Nkiru Center for Education and Culture
- Type: non-profit organization
- Location: Brooklyn;
- Key people: Talib Kweli, Yasiin Bey
- Website: Nkiru Books

= Nkiru Center for Education and Culture =

Nkiru Books was one of the longest operating African-American bookstores in Brooklyn, New York City, United States. Founded by Leothy Miller Owens in 1976, the bookstore was bought by Talib Kweli and Mos Def in 2000. Thereafter it was operated as the Nkiru Center for Education and Culture, a nonprofit organization promoting literacy and multicultural awareness for people of color. In its last incarnation it was located at 732 Washington Avenue.

==History==
In 1976 Leothy Miller Owens was a young educator when she started Nkiru in her home. At the time, Brooklyn had several African American bookstores, including Richardson's Afro-American Book Store, the Freedom Bookstore, and Akiba Mkuu, founded by the black-nationalist organization The East. Within a short period of time the store expanded into its own space at 76 St. Marks Place. Ms. Miller Owens died in 1992. Her mother, Adelaide Miller, ran the store from 1992 to 1999, when the store came into severe financial distress.

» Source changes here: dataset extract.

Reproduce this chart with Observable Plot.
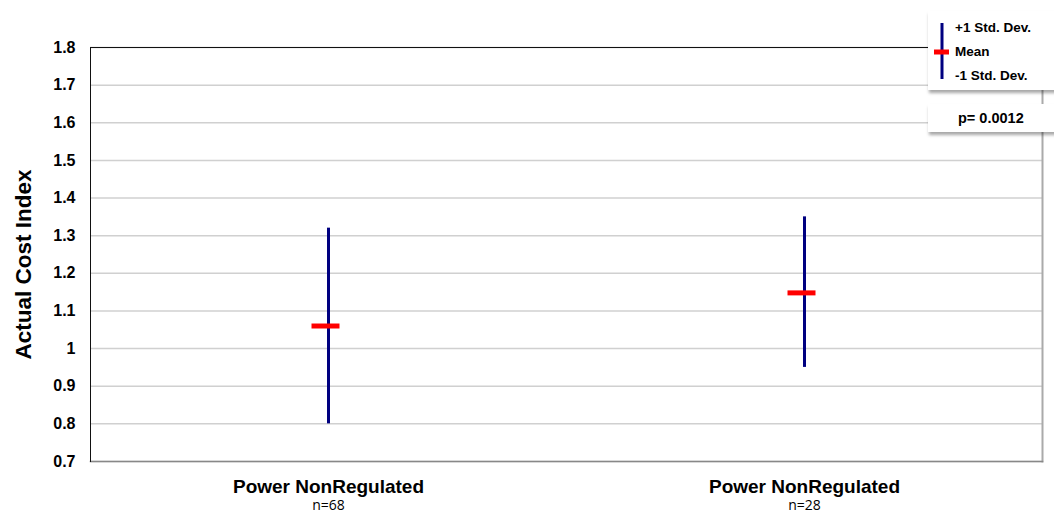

In the early 1990s, while in his teens, Talib Kweli worked at a different local bookstore in Brooklyn that sold mainstream books. While there he became concerned about the absence of literature for African Americans, and sought to work at Nkiru instead. Initially, there were no positions available; however, Kweli made a strong pitch for a job, and soon a part-time spot was offered to him. Becoming intimately acquainted with the store, Kweli decided that if he ever had any money, Nkiru would be where he invested it.

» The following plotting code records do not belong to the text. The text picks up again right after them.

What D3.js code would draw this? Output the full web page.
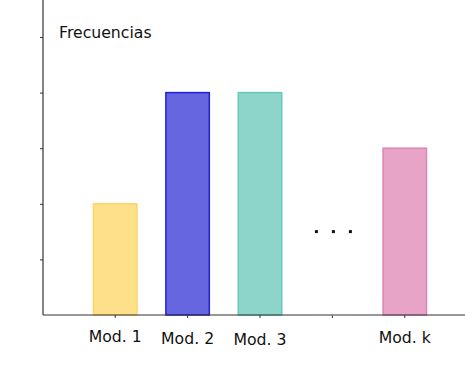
<!DOCTYPE html>
<html>
<head>
<meta charset="utf-8">
<script src="https://cdn.jsdelivr.net/npm/d3@7"></script>
<style>
  body { margin: 0; background: #fff; }
  text { font-family: "DejaVu Sans", sans-serif; fill: #111; }
</style>
</head>
<body>
<div id="chart"></div>
<script>
// data
var categories = ["Mod. 1", "Mod. 2", "Mod. 3", "gap", "Mod. k"];
var labels = ["Mod. 1", "Mod. 2", "Mod. 3", "", "Mod. k"];
var values = [2, 4, 4, 0, 3];
var fills = ["#ffe08a", "#6666e0", "#8dd5cb", "#ffffff", "#e8a4c6"];
var strokes = ["#ffd466", "#2020d8", "#66c9ba", "#aaaaaa", "#dd84b2"];
var yTicks = [1, 2, 3, 4, 5];

var width = 465, height = 376;
var axisX = 43, axisY = 315;

var svg = d3.select("#chart").append("svg")
    .attr("width", width)
    .attr("height", height);

var x = d3.scaleBand()
    .domain(categories)
    .range([79, 441])
    .paddingInner(0.4)
    .paddingOuter(0.2);

var y = d3.scaleLinear()
    .domain([0, 5])
    .range([axisY, 37]);

var rows = categories.map(function(c, i) {
  return { cat: c, label: labels[i], value: values[i], fill: fills[i], stroke: strokes[i] };
});

// bars
svg.selectAll(".bar")
  .data(rows)
  .enter().append("rect")
  .attr("class", "bar")
  .attr("x", function(d) { return x(d.cat); })
  .attr("y", function(d) { return y(d.value); })
  .attr("width", x.bandwidth())
  .attr("height", function(d) { return y(0) - y(d.value); })
  .style("fill", function(d) { return d.fill; })
  .style("stroke", function(d) { return d.stroke; })
  .style("stroke-width", 1.5);

// y axis
var yAxis = d3.axisLeft(y).tickValues(yTicks).tickSize(3).tickFormat("");
var gy = svg.append("g")
  .attr("transform", "translate(" + axisX + ",0)")
  .call(yAxis);
gy.select(".domain").remove();
gy.selectAll("line").attr("stroke", "#333");
svg.append("line")
  .attr("x1", axisX).attr("x2", axisX)
  .attr("y1", 0).attr("y2", axisY)
  .attr("stroke", "#333").attr("stroke-width", 1.2);

// x axis
var xAxis = d3.axisBottom(x).tickSize(3).tickFormat("");
var gx = svg.append("g")
  .attr("transform", "translate(0," + axisY + ")")
  .call(xAxis);
gx.select(".domain").remove();
gx.selectAll("line").attr("stroke", "#333");
svg.append("line")
  .attr("x1", axisX).attr("x2", width)
  .attr("y1", axisY).attr("y2", axisY)
  .attr("stroke", "#333").attr("stroke-width", 1.2);
// light segment under the gap slot
svg.append("line")
  .attr("x1", x("gap")).attr("x2", x("gap") + x.bandwidth())
  .attr("y1", axisY).attr("y2", axisY)
  .attr("stroke", "#999").attr("stroke-width", 1.2);

// category labels
var labelY = [342, 344, 345, 344, 343];
svg.selectAll(".lbl")
  .data(rows)
  .enter().append("text")
  .attr("class", "lbl")
  .attr("x", function(d) { return x(d.cat) + x.bandwidth() / 2; })
  .attr("y", function(d, i) { return labelY[i]; })
  .attr("text-anchor", "middle")
  .style("font-size", "15.7px")
  .text(function(d) { return d.label; });

// ellipsis dots in the gap slot
var dotOffsets = [-16, 1, 18];
svg.selectAll(".dot")
  .data(dotOffsets)
  .enter().append("rect")
  .attr("class", "dot")
  .attr("x", function(d) { return x("gap") + x.bandwidth() / 2 + d - 1.5; })
  .attr("y", y(1.5) - 1.5)
  .attr("width", 3)
  .attr("height", 3)
  .style("fill", "#111");

// y title
svg.append("text")
  .attr("x", 59)
  .attr("y", 38)
  .style("font-size", "15.7px")
  .text("Frecuencias");
</script>
</body>
</html>
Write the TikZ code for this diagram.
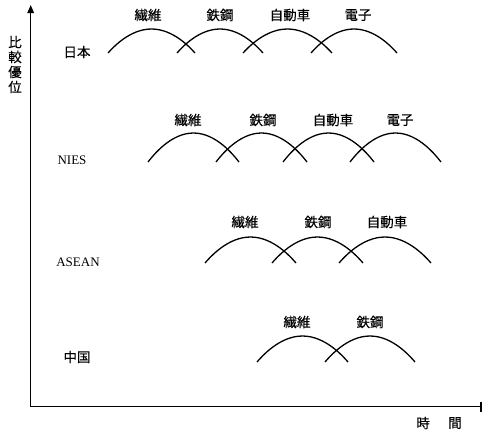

In 1998, after the release of their joint album Mos Def & Talib Kweli Are Black Star, Mos Def and Talib Kweli decided to purchase the store. That year they held a massive fund raiser, generating money to relocate Nkiru in October 2000. With the move to 732 Washington Avenue in Brooklyn, they made the business into a nonprofit organization, naming it the Nkiru Center for Education and Culture.

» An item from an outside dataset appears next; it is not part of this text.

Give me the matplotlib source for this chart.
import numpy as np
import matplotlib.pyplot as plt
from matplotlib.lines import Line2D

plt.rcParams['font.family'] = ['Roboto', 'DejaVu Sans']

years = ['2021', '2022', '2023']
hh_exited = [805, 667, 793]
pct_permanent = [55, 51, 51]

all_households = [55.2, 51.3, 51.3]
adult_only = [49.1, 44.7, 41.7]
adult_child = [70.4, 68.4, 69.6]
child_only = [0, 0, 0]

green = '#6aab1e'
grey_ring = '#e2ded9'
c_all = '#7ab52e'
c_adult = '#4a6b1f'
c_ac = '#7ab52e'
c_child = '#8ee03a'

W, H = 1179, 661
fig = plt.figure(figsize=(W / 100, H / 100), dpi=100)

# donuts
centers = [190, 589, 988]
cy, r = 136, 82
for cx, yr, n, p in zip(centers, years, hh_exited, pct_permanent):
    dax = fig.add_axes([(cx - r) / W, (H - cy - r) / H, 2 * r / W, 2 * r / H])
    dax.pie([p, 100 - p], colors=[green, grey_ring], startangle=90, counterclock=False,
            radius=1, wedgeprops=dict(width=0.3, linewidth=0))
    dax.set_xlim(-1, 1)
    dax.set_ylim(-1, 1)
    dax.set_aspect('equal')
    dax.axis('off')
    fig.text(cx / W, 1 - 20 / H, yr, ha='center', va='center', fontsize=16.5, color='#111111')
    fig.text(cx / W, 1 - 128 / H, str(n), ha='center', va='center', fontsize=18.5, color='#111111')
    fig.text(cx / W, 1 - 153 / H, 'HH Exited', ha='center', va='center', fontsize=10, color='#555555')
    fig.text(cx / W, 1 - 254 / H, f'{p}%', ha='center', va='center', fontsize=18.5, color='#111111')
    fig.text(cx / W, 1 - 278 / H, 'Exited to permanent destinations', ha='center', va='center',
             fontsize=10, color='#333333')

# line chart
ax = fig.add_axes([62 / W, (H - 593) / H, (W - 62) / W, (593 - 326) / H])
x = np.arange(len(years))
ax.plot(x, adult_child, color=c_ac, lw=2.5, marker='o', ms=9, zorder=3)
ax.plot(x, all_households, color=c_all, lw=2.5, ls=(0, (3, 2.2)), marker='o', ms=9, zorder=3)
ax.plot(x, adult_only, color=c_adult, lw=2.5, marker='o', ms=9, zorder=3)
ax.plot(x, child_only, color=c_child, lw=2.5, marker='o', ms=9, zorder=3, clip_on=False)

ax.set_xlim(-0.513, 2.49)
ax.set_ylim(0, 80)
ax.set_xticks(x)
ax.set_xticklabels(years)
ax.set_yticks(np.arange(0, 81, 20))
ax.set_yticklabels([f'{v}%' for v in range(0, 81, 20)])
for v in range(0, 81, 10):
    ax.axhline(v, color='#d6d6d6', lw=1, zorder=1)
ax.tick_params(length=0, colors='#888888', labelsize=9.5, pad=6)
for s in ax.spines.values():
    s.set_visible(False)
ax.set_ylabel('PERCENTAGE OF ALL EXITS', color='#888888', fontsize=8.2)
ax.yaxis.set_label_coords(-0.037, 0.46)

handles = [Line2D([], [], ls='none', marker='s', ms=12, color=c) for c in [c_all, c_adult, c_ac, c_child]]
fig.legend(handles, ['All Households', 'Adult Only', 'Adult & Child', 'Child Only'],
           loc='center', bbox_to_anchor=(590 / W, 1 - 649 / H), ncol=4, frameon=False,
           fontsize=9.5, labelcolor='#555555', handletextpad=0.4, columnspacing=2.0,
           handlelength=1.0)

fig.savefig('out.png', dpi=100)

The non-profit Nkiru Center for Education and Culture organized literacy projects and conducts workshops, storytelling, and lectures. Starting in 2000, Nkiru has hosted open mics and spoken word poetry sessions. The store offered titles from African, Latino and Caribbean writers, including many children's books.
Nkiru is no longer available as a physical shop, but continues business online as part of Talib Kweli's KweliClub.

==Mission==
The mission of the Nkiru Center for Education & Culture, Inc. was to serve as an educational and multicultural resource in the Brooklyn community. Its purposes were to improve literacy and to provide a community-oriented meeting place that promotes multicultural education and awareness with a special emphasis on the contributions of African Americans to literature, history, music, art, and the sciences.

==Structure==
As a nonprofit organization, the Nkiru Center was operated by a volunteer board of directors. In 2003, the chairperson was Brenda M. Greene, also a professor of English at Medgar Evers College an adjunct professor in the graduate school at New York University, and Kweli's mother. Angeli Rasbury has been the executive director in the past. Nkiru has also won funding from a variety of donors, including the Ford Foundation.